The tires of tomorrow will look much like the tires of today. Maybe.
Will they be black? Probably, but not necessarily.
Will they be round? Most certainly.
Will they hold air? That all depends.
Just as today's tires share certain similarities with yesteryear's, tomorrow's will be the same as today's. In some respects.
Those with graying hair can remember the transition from bias ply tires to radials. But to the uninitiated, a tire over the years has looked like a tire for the most part, regardless of its construction.
Just as the introduction of radials fundamentally changed how most tires are produced and perform, the market for future tires will see improvements that will take travel into the next generation and beyond.

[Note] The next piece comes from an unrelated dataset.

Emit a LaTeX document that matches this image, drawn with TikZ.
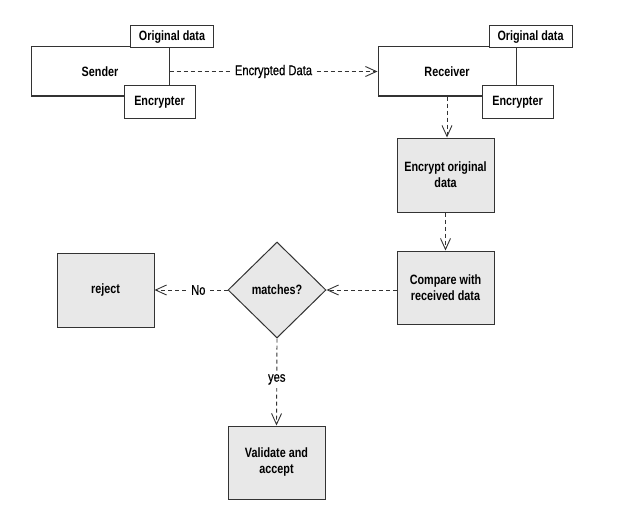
\documentclass[tikz,border=0pt]{standalone}
\usepackage{fontspec}
\setmainfont{Liberation Sans}[FakeStretch=0.8]
\newfontfamily\lblfont{Liberation Sans}[FakeStretch=0.8,FakeBold=0.6]
\usetikzlibrary{shapes.geometric,arrows.meta}
\definecolor{boxgray}{HTML}{E8E8E8}
\definecolor{linegray}{HTML}{333333}
\tikzset{
  base/.style={draw=linegray,line width=1pt,inner sep=0pt,align=center,font=\fontsize{13.5}{16}\selectfont\bfseries},
  whitebox/.style={base,rectangle,fill=white},
  graybox/.style={base,rectangle,fill=boxgray,minimum width=97pt,minimum height=74pt},
  decision/.style={base,diamond,fill=boxgray,minimum width=98pt,minimum height=96pt,aspect=1},
  flow/.style={draw=linegray,line width=0.9pt,dash pattern=on 4pt off 3pt,-{Straight Barb[length=11pt,width=10pt,line width=0.9pt]}},
  lbl/.style={fill=white,inner sep=3pt,font=\lblfont\fontsize{14}{16}\selectfont}
}
\begin{document}
\begin{tikzpicture}[x=1pt,y=-1pt]
\useasboundingbox (0,0) rectangle (617,508);
% sender group
\node[whitebox,minimum width=138pt,minimum height=49pt] (sender) at (100,71.5) {Sender};
\node[whitebox,minimum width=83pt,minimum height=22pt] (sorig) at (172,37) {Original data};
\node[whitebox,minimum width=71pt,minimum height=32pt] (senc) at (159.5,102) {Encrypter};
% receiver group
\node[whitebox,minimum width=138pt,minimum height=49pt] (receiver) at (447,71.5) {Receiver};
\node[whitebox,minimum width=83pt,minimum height=22pt] (rorig) at (530.5,37) {Original data};
\node[whitebox,minimum width=71pt,minimum height=32pt] (renc) at (517.5,102) {Encrypter};
% flow boxes
\node[graybox] (encrypt) at (445.5,175) {Encrypt original\\data};
\node[graybox,minimum height=73pt] (compare) at (445.5,287.5) {Compare with\\received data};
\node[decision] (match) at (277,290) {matches?};
\node[graybox] (reject) at (105.5,290) {reject};
\node[graybox,minimum height=73pt] (validate) at (276.5,462.5) {Validate and\\accept};
% connectors
\draw[flow] (sender.east) -- node[lbl] {Encrypted Data} (receiver.west);
\draw[flow] (receiver.south) -- (receiver.south |- encrypt.north);
\draw[flow] (encrypt.south) -- (compare.north);
\draw[flow] (compare.west |- match.east) -- (match.east);
\draw[flow] (match.west) -- node[lbl,pos=0.4] {No} (reject.east);
\draw[flow] (match.south) -- node[lbl,pos=0.47] {yes} (validate.north);
\end{tikzpicture}
\end{document}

As CEO of the U.S. Tire Manufacturers Association, Anne Forristall Luke takes a big-picture approach when discussing the future of tires. And it's really more than just about tires.

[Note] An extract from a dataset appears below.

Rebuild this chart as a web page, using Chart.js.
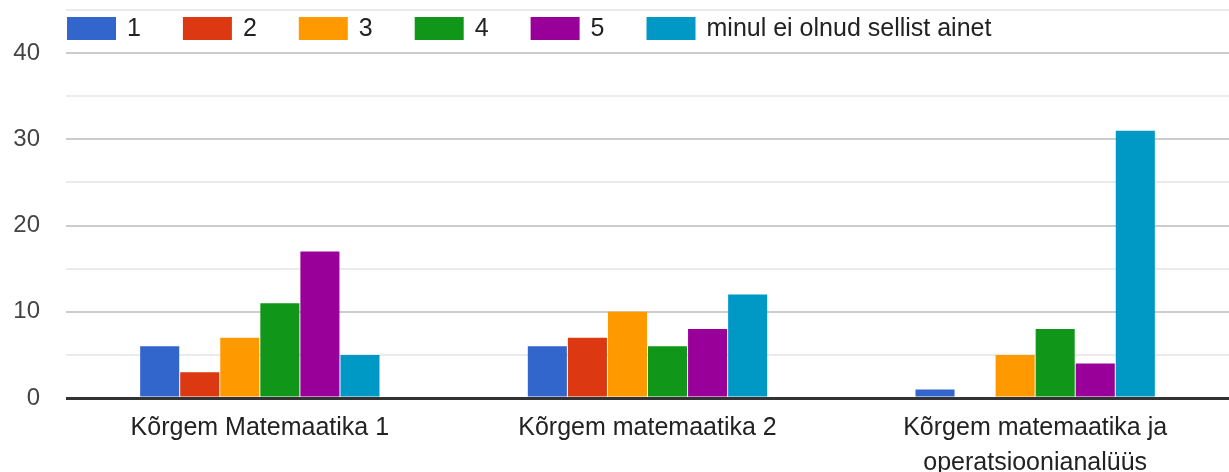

"We're not just talking about tires anymore," she said. "We're talking about mobility solution strategies."
"Tires have always been connectors. Connecting people to economic opportunity and life experience through travel and mobility. And, now, that dynamic of being a connector especially is more fully coming to life than ever before," she said.

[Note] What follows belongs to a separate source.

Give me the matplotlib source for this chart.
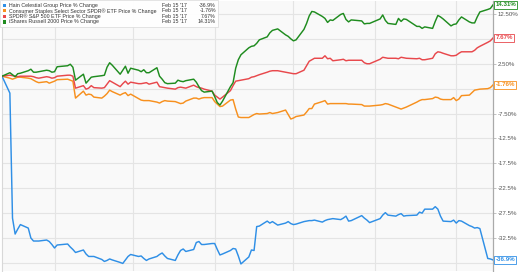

Essentially, Luke said, tires no longer can be viewed as, well, tires. They can and will serve an integral part of changes in mobility that will impact the environment and society as a whole.
Tire companies should no longer be thought of as merely suppliers, but instead partners with both car makers and consumers that help connect. "Now we think in terms of network, the platforms, smart infrastructure, smart tires," she explained.
Kind of like tire pressure monitoring systems that communicate with vehicles to help drivers know when it's time for some routine maintenance. Except more. So much more.
"We're evolving into completely new domains and new business models," Luke said.
Rick Cunat is managing director at Kumho Americas Technical Center.
"Tire technology will continue to advance at a much faster pace in the future. Materials, construction and intelligent tire technology have all been worked on for years in search of the breakthrough technology that will change the industry," he said.
"Since the performance requirements for tires are very challenging and many of them counteract each other, breakthroughs or major shifts have not happened often," Cunat said. "In many of these performance requirements, tires will remain the same except for air pressure. Most tire companies have been working on non-pneumatic tires. These have been applied to lawn mowers, ATVs, farm equipment. … But the application for passenger/light truck vehicles has been a challenge."
At Bridgestone Americas, Hans Dorfi is vice president of core engineering at a time when both his company and the entire industry are experiencing what he said is unprecedented change.
"Our overall approach to innovation is changing. We are building a product and solutions portfolio that is dynamic, modular and connected. In the past, we have focused on making products by ourselves. Now and in the future, we will co-create solutions with market leaders through partnerships and other strategic opportunities," Dorfi said.
But change takes time, and usually comes incrementally, he said.
"There have certainly been breakthrough moments in tire history like the radial tire, run-flat tires, and the introduction of silica in tread compounds. However, most technological progress is also made through incremental changes in material science, application technology, data science and market research," Dorfi said.